Sybille Lewitscharoff gerät eher mit der aufgeklärten Öffentlichkeit anstatt mit religiösen Traditionalisten in Konflikt, zuletzt wegen ihrer Äußerungen zur künstlichen Befruchtung. Abwägende moralische Urteile, sind ihre Sache nicht, aber das eindeutige Gottesbekenntnis überlässt sie ihren Romanhelden wie dem Alkoholiker Ralph in „Consumatus", den es als Lebenden ins Totenreich verschlägt.
(Lesung von Sybille Lewitscharoff) "Die frohe Botschaft lautet: ES GIBT ihn, so sicher wusste ich bei meinen ersten wackligen Schritten im Totenreich: Es gibt ihn .Geahnt, gewünscht hatte ich es immer, dran gezweifelt auch immer, er ist die große schwarze Null. Zusammenfall seines Reichs mit dem Universums und einer Winzigkeit darüber hinaus, durchs Leben streicht er als Hinwelle, das Totenreich durcheilt er als Rückwelle."
Religion ist politisch - und die Bibel nicht von Gott geschrieben
Die gute Botschaft, für den Atheisten Meir Shalev lautet sie, dass die Thora nicht nur den Frommen gehört. In seinem Buch "Aller Anfang − Die erste Liebe. Das erste Lachen, der erste Traum und andere erste Male in der Bibel" liest er den heiligen Text historisch-kritisch und gelangt zu der Einsicht:
"Die Bibel richtet sich nicht immer nach den Meinungen ihrer religiösen Exegeten, weil ich glaube, dass die Bibel von Menschen aus den verschiedenen Gründen und mit unterschiedlichen Interessen geschrieben wurde, und nicht von Gott."

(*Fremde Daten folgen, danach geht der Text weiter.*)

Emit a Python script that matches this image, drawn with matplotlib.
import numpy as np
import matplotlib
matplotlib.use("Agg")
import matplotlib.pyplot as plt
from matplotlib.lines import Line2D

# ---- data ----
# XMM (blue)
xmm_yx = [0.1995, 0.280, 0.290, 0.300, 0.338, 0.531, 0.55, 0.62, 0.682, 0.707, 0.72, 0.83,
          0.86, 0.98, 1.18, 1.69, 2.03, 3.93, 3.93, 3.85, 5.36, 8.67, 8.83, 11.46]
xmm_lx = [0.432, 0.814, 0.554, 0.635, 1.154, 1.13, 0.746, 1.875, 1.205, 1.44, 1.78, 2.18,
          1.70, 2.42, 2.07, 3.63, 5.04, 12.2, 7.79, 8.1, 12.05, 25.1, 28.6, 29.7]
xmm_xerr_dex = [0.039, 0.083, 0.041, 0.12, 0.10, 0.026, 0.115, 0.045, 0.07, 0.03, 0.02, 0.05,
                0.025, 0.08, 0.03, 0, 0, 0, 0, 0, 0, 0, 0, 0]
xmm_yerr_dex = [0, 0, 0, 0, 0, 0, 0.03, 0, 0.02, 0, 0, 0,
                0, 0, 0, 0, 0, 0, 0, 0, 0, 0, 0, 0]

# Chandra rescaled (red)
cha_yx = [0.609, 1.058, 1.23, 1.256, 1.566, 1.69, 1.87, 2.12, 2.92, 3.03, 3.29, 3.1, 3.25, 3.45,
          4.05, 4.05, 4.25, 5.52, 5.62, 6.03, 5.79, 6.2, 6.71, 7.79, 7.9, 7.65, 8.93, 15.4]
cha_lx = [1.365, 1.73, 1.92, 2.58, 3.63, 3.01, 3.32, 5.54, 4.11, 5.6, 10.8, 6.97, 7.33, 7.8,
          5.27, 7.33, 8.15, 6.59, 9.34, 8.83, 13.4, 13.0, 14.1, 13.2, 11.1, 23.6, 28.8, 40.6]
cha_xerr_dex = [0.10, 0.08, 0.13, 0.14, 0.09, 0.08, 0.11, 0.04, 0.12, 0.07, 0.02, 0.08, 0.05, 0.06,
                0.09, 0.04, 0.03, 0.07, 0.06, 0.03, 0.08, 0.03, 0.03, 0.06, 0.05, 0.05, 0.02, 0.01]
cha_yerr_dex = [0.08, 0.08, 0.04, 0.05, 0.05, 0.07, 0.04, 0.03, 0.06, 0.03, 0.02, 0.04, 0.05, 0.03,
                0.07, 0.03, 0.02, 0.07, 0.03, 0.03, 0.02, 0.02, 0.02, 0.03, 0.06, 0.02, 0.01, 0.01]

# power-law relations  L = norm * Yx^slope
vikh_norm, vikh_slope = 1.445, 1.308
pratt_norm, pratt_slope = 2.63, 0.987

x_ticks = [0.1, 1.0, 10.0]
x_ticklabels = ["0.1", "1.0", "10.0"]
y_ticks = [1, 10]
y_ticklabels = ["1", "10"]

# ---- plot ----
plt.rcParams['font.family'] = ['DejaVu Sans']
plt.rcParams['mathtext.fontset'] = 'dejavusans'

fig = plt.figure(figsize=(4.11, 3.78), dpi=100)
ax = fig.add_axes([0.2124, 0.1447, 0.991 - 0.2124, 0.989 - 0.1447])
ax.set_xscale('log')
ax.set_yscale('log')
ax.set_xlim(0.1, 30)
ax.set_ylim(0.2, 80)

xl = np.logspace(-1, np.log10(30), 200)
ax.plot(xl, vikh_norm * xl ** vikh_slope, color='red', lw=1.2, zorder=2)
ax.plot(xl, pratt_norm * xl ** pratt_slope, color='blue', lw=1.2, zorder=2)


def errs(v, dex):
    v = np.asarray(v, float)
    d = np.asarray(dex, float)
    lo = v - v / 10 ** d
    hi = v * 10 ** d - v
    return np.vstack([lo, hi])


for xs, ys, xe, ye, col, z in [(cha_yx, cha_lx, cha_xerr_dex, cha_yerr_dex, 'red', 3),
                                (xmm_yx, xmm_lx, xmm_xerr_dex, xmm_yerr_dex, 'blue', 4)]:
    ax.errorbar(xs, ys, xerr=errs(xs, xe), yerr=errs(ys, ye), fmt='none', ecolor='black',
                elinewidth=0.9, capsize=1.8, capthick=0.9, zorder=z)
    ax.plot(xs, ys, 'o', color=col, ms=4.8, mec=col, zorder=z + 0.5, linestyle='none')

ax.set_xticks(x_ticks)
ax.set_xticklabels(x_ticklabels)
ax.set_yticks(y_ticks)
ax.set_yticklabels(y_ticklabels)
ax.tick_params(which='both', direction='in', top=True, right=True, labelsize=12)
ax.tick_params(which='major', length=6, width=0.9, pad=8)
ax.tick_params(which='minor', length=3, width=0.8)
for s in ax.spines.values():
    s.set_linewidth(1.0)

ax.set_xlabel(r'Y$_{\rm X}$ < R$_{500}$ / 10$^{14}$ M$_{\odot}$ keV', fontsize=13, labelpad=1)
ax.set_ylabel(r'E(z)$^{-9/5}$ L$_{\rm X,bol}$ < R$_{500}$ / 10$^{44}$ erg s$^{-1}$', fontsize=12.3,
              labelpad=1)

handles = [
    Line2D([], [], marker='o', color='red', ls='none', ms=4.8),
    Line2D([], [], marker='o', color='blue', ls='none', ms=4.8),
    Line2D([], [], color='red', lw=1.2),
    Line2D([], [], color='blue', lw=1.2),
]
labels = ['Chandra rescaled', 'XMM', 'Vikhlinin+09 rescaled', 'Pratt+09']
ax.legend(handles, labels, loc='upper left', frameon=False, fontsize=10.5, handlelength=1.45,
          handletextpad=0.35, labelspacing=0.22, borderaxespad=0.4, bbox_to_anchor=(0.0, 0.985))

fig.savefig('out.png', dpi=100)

Religion war immer schon politisch. Auch heute und besonders in Israel. Politische Forderungen als göttliche Gebote zu legitimieren, davon hält Shalev nichts:
"Ich verlasse mich auf die biblische Idee vom Recht des jüdischen Volkes, im Nahen Osten zu leben und einen Staat zu haben, ich halte nichts davon, die Grenzen dieses Landes nach der Bibel zu definieren. Das sollte unsere Generation nach den politischen Gegebenheiten tun und nicht nach Gottes Versprechen an Abraham."
Eine Überzeugung, die er mit Sarah Blau teilt:
"Ich glaube nicht, dass Gott an diesen politischen Konflikten beteiligt ist. Das ist ein gottloser Kampf."
Und noch eine Gemeinsamkeit teilen beide, und nicht nur sie, alle Autoren, die Konkurrenz zum Schöpfergott, denn: Wer schreibt, erschafft eine eigene Welt, und allein dadurch wird die reale Welt relativiert und in Frage gestellt.
Blau: "Als guter Schriftsteller sollte man seine Zweifel haben."
Das gilt für jeden Schriftsteller und jede Schriftstellerin – egal ob fromm oder nicht-gläubig.